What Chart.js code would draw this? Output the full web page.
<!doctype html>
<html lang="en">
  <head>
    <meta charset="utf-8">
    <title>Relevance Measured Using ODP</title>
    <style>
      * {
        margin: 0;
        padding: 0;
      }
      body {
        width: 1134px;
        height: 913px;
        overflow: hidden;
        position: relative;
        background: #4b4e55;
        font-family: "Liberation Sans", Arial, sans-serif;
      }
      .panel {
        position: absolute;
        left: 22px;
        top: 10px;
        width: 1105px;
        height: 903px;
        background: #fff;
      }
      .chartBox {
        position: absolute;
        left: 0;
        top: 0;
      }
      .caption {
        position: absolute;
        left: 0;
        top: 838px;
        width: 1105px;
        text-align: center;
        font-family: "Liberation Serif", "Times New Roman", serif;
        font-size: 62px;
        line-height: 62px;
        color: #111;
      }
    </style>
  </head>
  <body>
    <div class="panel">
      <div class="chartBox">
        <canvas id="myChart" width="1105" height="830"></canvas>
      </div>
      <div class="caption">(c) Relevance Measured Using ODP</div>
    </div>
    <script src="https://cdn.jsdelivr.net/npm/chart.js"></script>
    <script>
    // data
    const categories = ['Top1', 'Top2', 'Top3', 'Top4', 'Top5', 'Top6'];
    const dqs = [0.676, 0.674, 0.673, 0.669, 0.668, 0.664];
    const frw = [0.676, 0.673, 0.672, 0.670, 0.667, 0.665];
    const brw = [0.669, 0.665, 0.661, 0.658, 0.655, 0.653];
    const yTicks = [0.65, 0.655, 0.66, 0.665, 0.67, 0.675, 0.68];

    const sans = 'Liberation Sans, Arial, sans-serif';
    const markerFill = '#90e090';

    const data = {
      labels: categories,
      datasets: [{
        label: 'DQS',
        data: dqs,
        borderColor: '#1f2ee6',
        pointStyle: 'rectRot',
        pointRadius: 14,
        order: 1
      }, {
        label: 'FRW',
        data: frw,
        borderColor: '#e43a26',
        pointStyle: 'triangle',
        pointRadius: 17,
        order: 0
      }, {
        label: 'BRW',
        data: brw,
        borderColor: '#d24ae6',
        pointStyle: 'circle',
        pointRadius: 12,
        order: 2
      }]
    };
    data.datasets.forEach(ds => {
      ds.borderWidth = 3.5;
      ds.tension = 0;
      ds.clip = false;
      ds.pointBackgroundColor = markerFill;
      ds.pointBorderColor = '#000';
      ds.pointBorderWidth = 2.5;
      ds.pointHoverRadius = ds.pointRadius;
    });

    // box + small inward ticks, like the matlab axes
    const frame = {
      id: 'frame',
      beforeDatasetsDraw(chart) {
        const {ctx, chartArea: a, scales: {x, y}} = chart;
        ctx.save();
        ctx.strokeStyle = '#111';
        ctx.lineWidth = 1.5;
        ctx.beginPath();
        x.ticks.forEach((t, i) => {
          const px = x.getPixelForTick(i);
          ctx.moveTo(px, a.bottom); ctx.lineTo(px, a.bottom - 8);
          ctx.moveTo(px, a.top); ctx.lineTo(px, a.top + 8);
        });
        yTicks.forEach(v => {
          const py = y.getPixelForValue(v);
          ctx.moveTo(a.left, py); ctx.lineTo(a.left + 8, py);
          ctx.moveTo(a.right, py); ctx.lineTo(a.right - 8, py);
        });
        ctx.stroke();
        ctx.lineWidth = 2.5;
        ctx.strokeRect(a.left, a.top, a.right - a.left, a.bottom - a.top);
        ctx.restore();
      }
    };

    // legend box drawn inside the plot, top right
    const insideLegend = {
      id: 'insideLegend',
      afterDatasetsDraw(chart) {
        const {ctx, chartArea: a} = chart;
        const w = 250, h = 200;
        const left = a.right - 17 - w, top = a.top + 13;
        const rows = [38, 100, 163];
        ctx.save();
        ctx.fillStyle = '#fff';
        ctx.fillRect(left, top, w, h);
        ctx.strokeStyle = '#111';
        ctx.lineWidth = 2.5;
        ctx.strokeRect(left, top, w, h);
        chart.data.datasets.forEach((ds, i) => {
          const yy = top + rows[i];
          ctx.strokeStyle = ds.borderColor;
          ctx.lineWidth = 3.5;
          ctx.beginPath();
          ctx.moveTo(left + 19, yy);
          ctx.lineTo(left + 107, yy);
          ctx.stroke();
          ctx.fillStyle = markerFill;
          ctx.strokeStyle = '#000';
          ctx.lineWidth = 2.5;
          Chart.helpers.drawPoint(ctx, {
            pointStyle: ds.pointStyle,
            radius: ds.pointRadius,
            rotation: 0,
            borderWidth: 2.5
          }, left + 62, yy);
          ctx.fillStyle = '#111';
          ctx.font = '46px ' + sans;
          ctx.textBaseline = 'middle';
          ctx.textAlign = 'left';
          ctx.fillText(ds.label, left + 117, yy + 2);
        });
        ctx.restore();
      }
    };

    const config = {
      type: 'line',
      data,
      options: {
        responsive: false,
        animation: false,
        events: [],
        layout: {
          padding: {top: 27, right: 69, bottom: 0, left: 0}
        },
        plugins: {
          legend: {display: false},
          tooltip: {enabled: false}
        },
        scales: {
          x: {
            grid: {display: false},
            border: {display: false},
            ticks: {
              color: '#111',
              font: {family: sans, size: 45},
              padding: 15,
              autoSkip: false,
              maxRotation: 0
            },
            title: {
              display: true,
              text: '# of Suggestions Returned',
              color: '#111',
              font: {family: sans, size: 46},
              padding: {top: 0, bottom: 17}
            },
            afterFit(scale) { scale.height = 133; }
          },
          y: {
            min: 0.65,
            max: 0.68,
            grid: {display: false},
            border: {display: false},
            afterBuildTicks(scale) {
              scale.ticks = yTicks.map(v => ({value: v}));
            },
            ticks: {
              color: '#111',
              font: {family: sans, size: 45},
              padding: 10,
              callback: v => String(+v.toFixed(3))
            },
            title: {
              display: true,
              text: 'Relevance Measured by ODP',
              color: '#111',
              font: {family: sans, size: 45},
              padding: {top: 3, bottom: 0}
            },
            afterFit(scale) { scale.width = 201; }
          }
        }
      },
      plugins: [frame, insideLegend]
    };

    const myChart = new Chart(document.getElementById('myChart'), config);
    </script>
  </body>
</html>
* * *
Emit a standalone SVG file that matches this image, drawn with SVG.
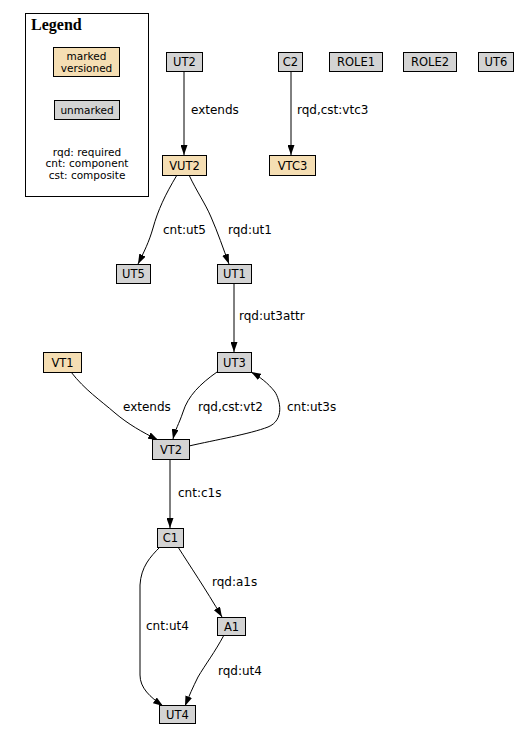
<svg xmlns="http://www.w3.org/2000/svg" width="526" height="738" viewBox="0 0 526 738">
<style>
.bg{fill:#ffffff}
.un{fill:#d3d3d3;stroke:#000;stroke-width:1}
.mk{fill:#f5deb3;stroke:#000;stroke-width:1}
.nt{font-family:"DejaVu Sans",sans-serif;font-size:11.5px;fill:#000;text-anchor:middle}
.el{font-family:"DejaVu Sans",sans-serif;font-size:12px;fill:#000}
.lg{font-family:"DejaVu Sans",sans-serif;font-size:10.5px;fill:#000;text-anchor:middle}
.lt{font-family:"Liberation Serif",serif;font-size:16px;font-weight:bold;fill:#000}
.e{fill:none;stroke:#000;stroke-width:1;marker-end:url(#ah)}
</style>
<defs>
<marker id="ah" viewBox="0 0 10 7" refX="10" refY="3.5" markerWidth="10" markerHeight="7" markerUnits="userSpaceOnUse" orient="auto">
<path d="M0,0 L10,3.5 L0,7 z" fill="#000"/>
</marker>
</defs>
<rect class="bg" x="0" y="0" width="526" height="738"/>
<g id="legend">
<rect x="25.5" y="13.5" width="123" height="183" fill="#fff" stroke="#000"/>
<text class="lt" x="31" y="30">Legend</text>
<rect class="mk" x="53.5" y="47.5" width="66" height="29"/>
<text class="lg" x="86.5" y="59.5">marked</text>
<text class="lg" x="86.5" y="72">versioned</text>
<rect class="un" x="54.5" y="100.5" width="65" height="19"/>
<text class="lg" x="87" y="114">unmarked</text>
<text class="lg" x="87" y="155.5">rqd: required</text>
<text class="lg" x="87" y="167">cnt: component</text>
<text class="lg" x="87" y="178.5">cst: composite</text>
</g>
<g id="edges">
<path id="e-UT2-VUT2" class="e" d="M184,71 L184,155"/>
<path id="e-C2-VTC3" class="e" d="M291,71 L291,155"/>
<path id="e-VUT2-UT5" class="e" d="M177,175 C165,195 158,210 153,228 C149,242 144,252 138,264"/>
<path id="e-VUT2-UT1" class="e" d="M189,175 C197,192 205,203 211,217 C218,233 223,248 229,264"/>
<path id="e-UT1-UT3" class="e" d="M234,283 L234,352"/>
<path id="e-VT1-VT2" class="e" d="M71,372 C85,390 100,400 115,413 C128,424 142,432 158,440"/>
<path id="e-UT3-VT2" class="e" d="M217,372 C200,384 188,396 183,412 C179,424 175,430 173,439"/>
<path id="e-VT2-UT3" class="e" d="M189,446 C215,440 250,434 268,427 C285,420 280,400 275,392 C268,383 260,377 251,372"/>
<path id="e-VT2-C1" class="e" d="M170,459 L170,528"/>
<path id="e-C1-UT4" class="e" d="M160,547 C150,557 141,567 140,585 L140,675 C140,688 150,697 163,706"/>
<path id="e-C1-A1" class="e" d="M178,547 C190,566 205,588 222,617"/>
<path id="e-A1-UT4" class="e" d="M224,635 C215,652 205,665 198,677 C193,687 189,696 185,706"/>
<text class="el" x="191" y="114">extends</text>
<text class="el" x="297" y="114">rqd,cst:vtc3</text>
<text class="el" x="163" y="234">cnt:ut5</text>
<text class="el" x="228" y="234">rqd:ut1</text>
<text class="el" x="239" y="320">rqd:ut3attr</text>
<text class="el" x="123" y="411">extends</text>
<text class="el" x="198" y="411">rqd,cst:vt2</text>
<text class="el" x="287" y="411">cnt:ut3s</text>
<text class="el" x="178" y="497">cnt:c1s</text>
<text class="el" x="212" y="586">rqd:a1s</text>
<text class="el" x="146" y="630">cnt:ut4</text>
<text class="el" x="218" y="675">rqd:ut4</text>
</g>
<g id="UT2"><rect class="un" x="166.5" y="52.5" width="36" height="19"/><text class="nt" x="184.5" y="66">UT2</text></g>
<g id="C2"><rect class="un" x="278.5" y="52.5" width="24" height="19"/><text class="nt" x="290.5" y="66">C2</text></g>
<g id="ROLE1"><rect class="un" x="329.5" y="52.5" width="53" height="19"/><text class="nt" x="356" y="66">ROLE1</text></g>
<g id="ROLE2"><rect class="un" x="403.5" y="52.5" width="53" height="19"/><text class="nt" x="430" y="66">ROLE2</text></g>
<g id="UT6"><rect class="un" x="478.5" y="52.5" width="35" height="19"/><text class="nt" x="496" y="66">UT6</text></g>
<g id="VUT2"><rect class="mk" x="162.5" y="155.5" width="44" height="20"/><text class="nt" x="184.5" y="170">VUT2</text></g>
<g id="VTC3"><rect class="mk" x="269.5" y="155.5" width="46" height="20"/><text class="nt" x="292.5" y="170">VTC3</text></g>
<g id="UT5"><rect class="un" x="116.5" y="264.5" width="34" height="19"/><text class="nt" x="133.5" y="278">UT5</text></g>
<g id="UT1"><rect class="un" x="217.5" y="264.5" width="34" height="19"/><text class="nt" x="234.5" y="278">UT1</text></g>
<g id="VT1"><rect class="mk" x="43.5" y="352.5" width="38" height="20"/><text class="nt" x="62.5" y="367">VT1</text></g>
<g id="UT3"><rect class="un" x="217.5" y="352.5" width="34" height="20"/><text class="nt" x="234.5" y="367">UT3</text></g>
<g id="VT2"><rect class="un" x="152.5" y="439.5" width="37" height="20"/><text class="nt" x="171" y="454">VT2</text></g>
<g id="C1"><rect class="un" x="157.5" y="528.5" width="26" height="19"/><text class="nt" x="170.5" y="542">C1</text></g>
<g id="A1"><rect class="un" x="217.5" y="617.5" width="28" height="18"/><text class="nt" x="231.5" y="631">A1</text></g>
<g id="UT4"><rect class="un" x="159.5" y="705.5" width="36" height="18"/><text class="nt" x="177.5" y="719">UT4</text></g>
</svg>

**INSTRUCTION**
Pick out all lines containing the string "drawn".

**WRITTEN RESPONSE**
    // legend box drawn inside the plot, top right
Emit a standalone SVG file that matches this image, drawn with SVG.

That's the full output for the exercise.